He Who Owns The Compiler Wins
In my seminars I often quote my rule that "he who owns the compiler wins." It's a reminder that product managers lack the political power to make developers do anything. Instead product management must persuade developers to build what the market will buy. By Steve Johnson
Steve Johnson
sjohnson@pragmaticmarketing.com
In my seminars I often quote my rule that "he who owns the compiler wins." It's a reminder that product managers lack the political power to make developers do anything. Instead product management must persuade developers to build what the market will buy.
How do we persuade when we cannot mandate? Answer: use market data.
The primary role of product management is to know the market, knowing potential customers and their problems better than anyone else. We do this by observing them in the workplace, by interviewing them over coffee at a trade show, by following up after product evaluations. Then we tally the problems we've discovered and report the numbers to our developers.
Developers desire market information in the form of data, not the anecdotes that are so commonly reported from sales and marketing people. It's hard to define a product when the feature list changes from day to day based on who we talked to yesterday. Instead, aggregated market facts show developers the issues facing our customers in a form that developers understand.
Ask any consumer marketer: she will tell you chapter and verse about her market segment including what they eat, how many kids they have, what TV shows they watch, how much schooling they have, and the amount of their house payment. Yet the typical product manager in high-tech knows too much about their product's internals and not nearly enough about the market the product serves.
How do we get there?
Make a personal goal to contact at least three prospects or customers each month. I recommend that you contact an existing customer, a recent evaluator, and a qualified non-buyer.
Existing customers are great! They love to show off and will be glad to host the product manager for an all day session. Years ago I visited a customer and was astounded that they did not use the coolest part of the product yet loved a feature that we in the company thought was stupid. I spent all day with them, and since there was still more to see, stayed over and spent a second day onsite. Visiting customers quickly became my favorite thing to do each month. Everyone agreed that it was important, so no one hassled me about the time away from the office. And I had the opportunity to hear good things about my product. How often does that happen? We hear all about the product's inadequacies against the competition, how we lost a deal because our price is too high, our feature set too lean, our architecture is over-engineered. Yet customers like the product and are using it in production every day to solve business problems. They may have some ideas for features and will usually have a complaint or two about the company, but once these issues are out of the way, they are delighted to show you what they've accomplished.

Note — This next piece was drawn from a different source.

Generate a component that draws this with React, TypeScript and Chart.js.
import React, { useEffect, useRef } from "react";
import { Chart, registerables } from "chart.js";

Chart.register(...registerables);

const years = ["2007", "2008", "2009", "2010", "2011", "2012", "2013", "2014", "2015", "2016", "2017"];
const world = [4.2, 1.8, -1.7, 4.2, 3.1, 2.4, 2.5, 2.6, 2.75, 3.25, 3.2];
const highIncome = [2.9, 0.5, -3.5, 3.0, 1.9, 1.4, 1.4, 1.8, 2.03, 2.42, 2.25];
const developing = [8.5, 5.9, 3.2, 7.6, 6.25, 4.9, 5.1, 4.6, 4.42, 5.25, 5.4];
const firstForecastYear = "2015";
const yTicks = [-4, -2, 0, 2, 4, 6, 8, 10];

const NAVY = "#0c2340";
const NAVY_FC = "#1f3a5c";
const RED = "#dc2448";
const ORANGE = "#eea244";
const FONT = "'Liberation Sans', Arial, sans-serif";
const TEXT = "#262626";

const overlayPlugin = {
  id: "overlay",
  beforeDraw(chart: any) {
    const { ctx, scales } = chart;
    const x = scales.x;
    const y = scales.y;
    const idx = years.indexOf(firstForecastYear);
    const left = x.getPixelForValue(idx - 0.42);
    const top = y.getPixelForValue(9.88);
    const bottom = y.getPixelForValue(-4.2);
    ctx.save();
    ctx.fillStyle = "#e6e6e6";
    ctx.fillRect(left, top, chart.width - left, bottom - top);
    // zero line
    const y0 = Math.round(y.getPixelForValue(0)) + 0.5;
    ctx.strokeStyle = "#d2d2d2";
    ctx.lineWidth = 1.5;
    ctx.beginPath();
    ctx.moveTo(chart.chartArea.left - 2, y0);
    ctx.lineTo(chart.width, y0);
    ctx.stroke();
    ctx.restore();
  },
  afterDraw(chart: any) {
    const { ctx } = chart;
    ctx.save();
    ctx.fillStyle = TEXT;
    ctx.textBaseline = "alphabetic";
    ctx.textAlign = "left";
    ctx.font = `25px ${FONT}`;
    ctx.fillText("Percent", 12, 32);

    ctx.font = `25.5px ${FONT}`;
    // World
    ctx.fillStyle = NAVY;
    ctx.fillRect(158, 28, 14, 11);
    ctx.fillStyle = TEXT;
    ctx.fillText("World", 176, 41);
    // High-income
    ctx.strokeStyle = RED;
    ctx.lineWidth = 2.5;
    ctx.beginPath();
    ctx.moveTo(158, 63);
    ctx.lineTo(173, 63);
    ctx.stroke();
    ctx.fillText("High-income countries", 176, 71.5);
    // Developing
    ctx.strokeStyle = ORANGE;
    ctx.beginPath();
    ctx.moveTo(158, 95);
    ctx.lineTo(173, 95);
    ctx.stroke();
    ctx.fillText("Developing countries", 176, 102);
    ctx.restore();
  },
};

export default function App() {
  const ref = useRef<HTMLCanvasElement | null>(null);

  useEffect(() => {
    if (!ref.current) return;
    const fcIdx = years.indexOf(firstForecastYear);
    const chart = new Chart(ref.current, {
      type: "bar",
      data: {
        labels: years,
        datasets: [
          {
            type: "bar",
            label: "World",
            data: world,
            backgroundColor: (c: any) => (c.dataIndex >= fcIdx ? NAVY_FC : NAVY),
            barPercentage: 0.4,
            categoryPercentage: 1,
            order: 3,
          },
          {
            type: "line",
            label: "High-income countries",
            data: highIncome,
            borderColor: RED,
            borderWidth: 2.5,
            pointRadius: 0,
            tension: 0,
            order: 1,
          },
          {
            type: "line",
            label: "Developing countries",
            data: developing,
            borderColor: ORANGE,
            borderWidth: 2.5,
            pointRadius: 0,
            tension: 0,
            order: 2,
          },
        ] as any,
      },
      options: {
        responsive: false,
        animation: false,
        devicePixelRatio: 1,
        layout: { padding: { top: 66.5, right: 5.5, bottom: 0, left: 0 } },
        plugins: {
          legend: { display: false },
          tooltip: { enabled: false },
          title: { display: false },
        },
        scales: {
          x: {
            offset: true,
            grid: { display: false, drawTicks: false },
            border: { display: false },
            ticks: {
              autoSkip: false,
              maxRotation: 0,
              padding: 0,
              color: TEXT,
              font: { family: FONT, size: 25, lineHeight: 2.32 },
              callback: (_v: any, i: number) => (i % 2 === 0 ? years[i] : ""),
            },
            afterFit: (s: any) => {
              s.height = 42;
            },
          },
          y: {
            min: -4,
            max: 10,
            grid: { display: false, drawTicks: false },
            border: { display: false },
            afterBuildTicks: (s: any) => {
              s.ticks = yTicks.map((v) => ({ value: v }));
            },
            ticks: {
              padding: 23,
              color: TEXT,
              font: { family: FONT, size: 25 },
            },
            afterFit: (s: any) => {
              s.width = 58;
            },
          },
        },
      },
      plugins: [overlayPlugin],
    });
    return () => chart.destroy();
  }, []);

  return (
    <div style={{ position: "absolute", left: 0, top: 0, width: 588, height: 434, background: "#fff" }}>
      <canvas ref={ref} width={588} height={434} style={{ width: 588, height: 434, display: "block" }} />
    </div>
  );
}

Recent evaluators give great insight into what we're doing right and wrong in the selling process. Win/Loss analysis is probably the easiest of all activities to perform with the greatest power to persuade. Win/Loss analysis unfortunately usually suffers from politics. The sales channel frequently fears Win/Loss analysis will uncover flaws in the sales people rather than the sales process. Give them assurance that you won't embarrass the sales people but are trying to understand how to create a better product and a better set of sales tools. One company has formalized Win/Loss analysis like this: on every deal conclusion, win or loss, the sales administrator automatically reports the basic deal information to the marketing administrator who assigns an onsite visit to the appropriate product manager. Many companies that have implemented win/loss analysis are finding many more process problems than product problems. And strangely, the recent evaluator will almost always take an appointment with a product manager, but only after ensuring that the sales team will not be involved in the follow-up. Imagine the power to persuade that comes from a statement like "72% of last quarter's losses are because we don't solve this problem."
What about the rest of the market? The qualified non-shoppers? The prospective customers? The "losers"? If leadership in a market is 30%, the means that 70% of the market is not our customer. Wonder why? Find out by visiting them. Maybe the 70% doesn't know about your product and you just need a different communications strategy. Maybe the 70% needs a minor revision to the product for a better industry fit. Maybe the 70% believes your product is over-engineered for their needs (and maybe it is). Product management should know the market well enough to understand how qualified prospects are able to live without our technology.
Yogi Berra said, "You can observe a lot just by watching." And that's the trick of product management: find a representative of your market to watch. Watch for activities that they do over and over again that your product could address in a next release or in a new product. Understand their level of technical sophistication so developers can write a product interface that works for regular people instead of the (very few) power users. Identify the features that are never used so we can slim them down or eliminate them.
Bring market facts to developers and watch your credibility change. You know something they do not know; you know the market. Your company has plenty of product experts but who is the market expert? The correct answer should be "me."
Otherwise, in the absence of market data, "he who owns the compiler wins."